Taking either side in Supreme Court hearings is an art form, and Justice Souter has become, in two terms, an artist at it.
When he has been the author of a final decision, he indulges himself just a bit in a moment of solitary judicial theater -- the moment when a justice announces an outcome. Mr. Souter does that with the patience of a teacher, his New England accent evident throughout.
On Monday, he had one of the richer moments of theater yet open to him, as he took his turn -- for six riveting minutes -- to discuss the historic new ruling on abortion rights. It was his dramatic task to explain why the majority had resisted the demands that it overrule Roe vs. Wade outright.
The intellectual force of his written opinions is strong and apparent, as in his separate 23-page opinion when he joined a 5-4 majority to strike down prayers at public school graduation ceremonies.

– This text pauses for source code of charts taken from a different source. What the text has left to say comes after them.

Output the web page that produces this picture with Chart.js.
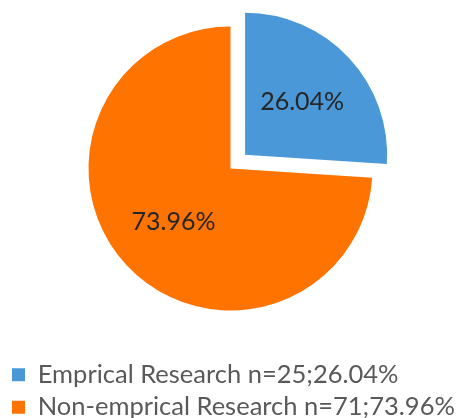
<!DOCTYPE html>
<html>
<head>
<meta charset="utf-8">
<script src="https://cdn.jsdelivr.net/npm/chart.js@4"></script>
<style>
  html, body { margin: 0; padding: 0; background: #fff; overflow: hidden; }
  #wrap { width: 461px; height: 430px; position: relative; }
</style>
</head>
<body>
<div id="wrap"><canvas id="chart"></canvas></div>
<script>
// Chart data
const categories = ["Emprical Research", "Non-emprical Research"];
const counts = [25, 71];
const percents = [26.04, 73.96];
const colors = ["#4A98D8", "#FF7300"];

// Draw the percentage inside each slice
const sliceLabels = {
  id: "sliceLabels",
  afterDatasetsDraw(chart) {
    const ctx = chart.ctx;
    const meta = chart.getDatasetMeta(0);
    ctx.save();
    ctx.font = "25px Lato";
    ctx.fillStyle = "#262626";
    ctx.textAlign = "center";
    ctx.textBaseline = "middle";
    meta.data.forEach((arc, i) => {
      const mid = (arc.startAngle + arc.endAngle) / 2;
      const shift = (arc.options.offset || 0) / 4;
      const r = shift + arc.outerRadius * 0.55;
      ctx.fillText(percents[i].toFixed(2) + "%", arc.x + Math.cos(mid) * r, arc.y + Math.sin(mid) * r);
    });
    ctx.restore();
  }
};

new Chart(document.getElementById("chart"), {
  type: "pie",
  data: {
    labels: categories,
    datasets: [{
      data: counts,
      backgroundColor: colors,
      borderWidth: 0,
      hoverOffset: 0,
      offset: [80, 0]
    }]
  },
  options: {
    responsive: true,
    maintainAspectRatio: false,
    animation: false,
    radius: 142,
    layout: { padding: { top: 17, left: 5, right: 5 } },
    plugins: {
      tooltip: { enabled: false },
      legend: {
        position: "bottom",
        align: "start",
        title: { display: true, text: " ", font: { size: 10 }, padding: { top: 23, bottom: 0 } },
        labels: {
          boxWidth: 13,
          boxHeight: 13,
          padding: 7,
          color: "#595959",
          font: { family: "Lato", size: 25.5 },
          generateLabels(chart) {
            return categories.map((name, i) => ({
              text: name + " n=" + counts[i] + ";" + percents[i].toFixed(2) + "%",
              fillStyle: colors[i],
              strokeStyle: colors[i],
              lineWidth: 0,
              fontColor: "#595959",
              index: i
            }));
          }
        }
      }
    }
  },
  plugins: [sliceLabels]
});
</script>
</body>
</html>
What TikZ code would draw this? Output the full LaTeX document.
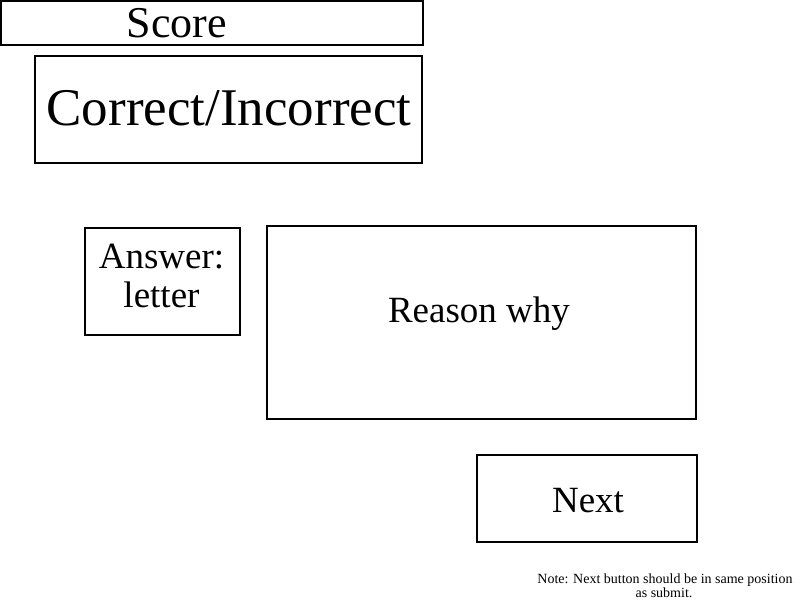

That was not one of those occasions, and there have been several, when a Souter opinion reads as if it were meant for students of antiquarian English. An opinion of his in a death penalty case, for example, was nearly indecipherable.
This opinion, seemingly most fitting for a ruling of the importance of the school prayer ruling, was a vivid essay on religion and the U.S. Constitution, with a courtly bow to the thought that everyone ought to be sensitive to each other's faith.
And it was an opinion obviously written with full awareness that he was rejecting flatly a constitutional position urged by the administration of the president who had put him on the court.